As far as I can tell from studying the forum, it seems that there is no clear picture what is done during an incremental respectively full file backup.
Therefore, before I go on to my question, I want clarify this with my current understanding - correct me if I am wrong.
Most of the confusion comes from the fact, that most of us have the following concept in mind: The data stored during an incremental backup is ‘some kind of information which describes how to get to the current backup state from the previous one’. The consequence of this concept is, that restoring data requires not only the last incremental backup, but all increments since the last full backup.
Now when looking at the manual, we can see that this concept does not apply to UrBackup. The term ‘incremental’ is used in the context of file transfer, which means that only files which have changed since the last backup are actually transfered to the server. However, since the server also has knowledge about the full content of the other - not transferred - files(from previous backups - full or incremental), it can use this files to recreate kind of a full backup for the current point in time. The primitive way would be to copy them from a previous backup, but since UrBackup is smart it uses hard-links which accomplish nearly the same, without using storage space twice.
Looking at the manual, it seems that there is no difference between a full and an incremental backup from the point of view how data is stored. The only difference is that during a full backup the full set of data is transferred. If for some reason, files have not been selected for transfer during an incremental backup, the full backup will make sure, that the server really has the current state of the client.

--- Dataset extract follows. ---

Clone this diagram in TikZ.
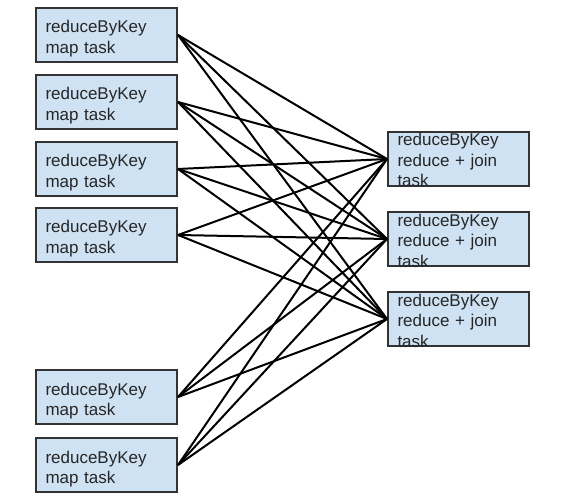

Now we come closer to my question.
The manual claims, that it uses this kind of ‘hard-link’ file level deduplication for all files transferred which is described in the following paragraph:
The server downloads the file into a temporary file. This temporary file is either in the urbackup_tmp_files folder in the backup storage dir, or, if you enabled it in the advanced settings, in the temporary folder. On successfully downloading a file the server calculates its hash and looks if there is another file with the same hash value. If such a file exists they are assumed to be the same and a hard link to the other file is saved and the temporary file deleted. If no such file exists the file is moved to the new backup location. File path and hash value are saved into the server database.
This paragraph pretty much sums up, what I have tried to explain in a less algorithmic approach in the beginning.

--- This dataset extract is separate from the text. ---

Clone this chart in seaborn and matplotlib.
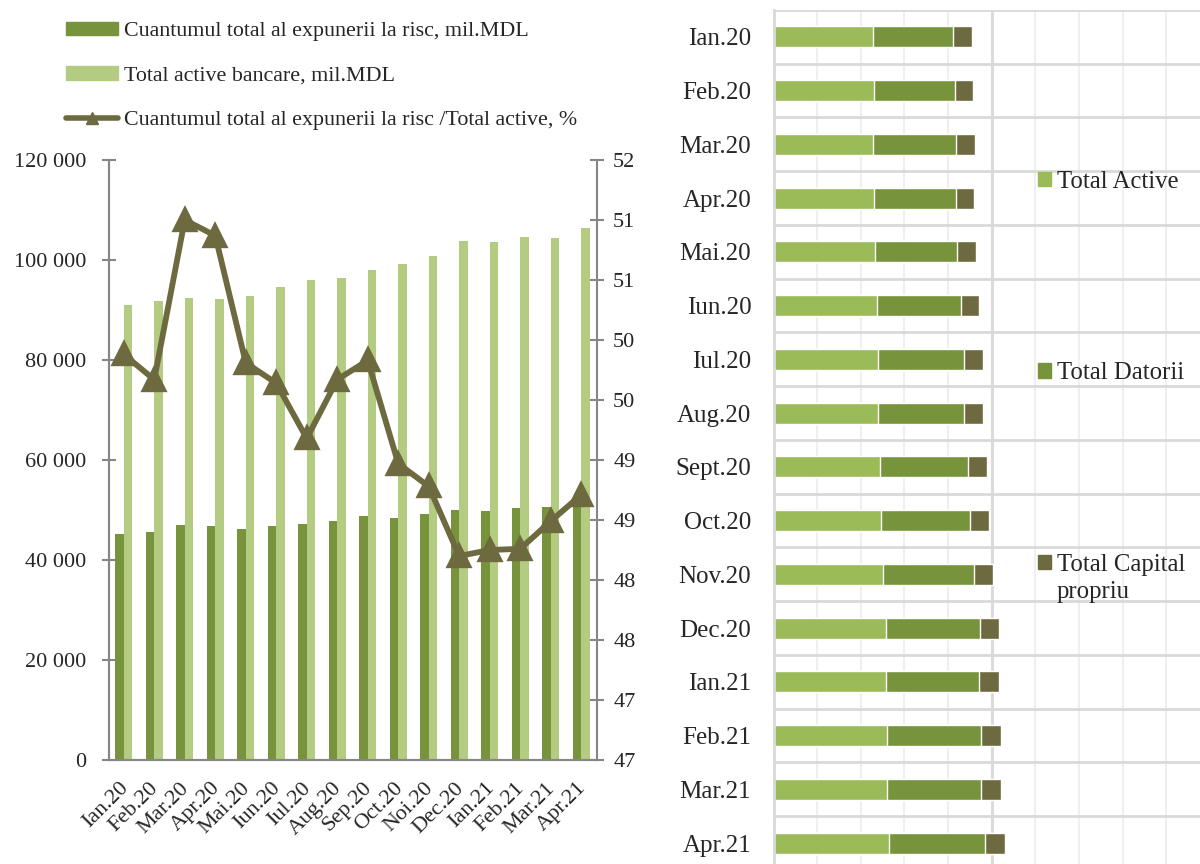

However - from my testing, this is not true. At least it does not apply to such a broad scope as stated.
I copy/duplicate a file on the client - now having FILE and FILE_COPY, both with the same hash. Doing an incremental backup, this file gets transferred. In accordance to the manual I would expect, that FILE and FILE_COPY hard-link to the same file. This is not true, FILE_COPY is an actual copy also on the server.
A closer look at FILE_COPY and FILE, reveals that this files differ by file attributes(e.g. last modified date). The manual, however, only mentions the hash as a consideration for deduplication.
I do two subsequent full backups. Each time all my files have to be retransferred to the server as expected. However, it seems that in this case there is no deduplication at all. No hard-links are created, but all files are saved anew. I can verify this by looking at the inodes.
It seems like a full backup is kind of a full reset, It stops the propagation of silently corrupted files on the server. But with two full backups, I also have two files with the same hash - which opens further questions(future hard-linking, cross client deduplication) which I do not want to elaborate at this point.
So my question is. Is this expected behavior? And if yes - is this documented somewhere in detail?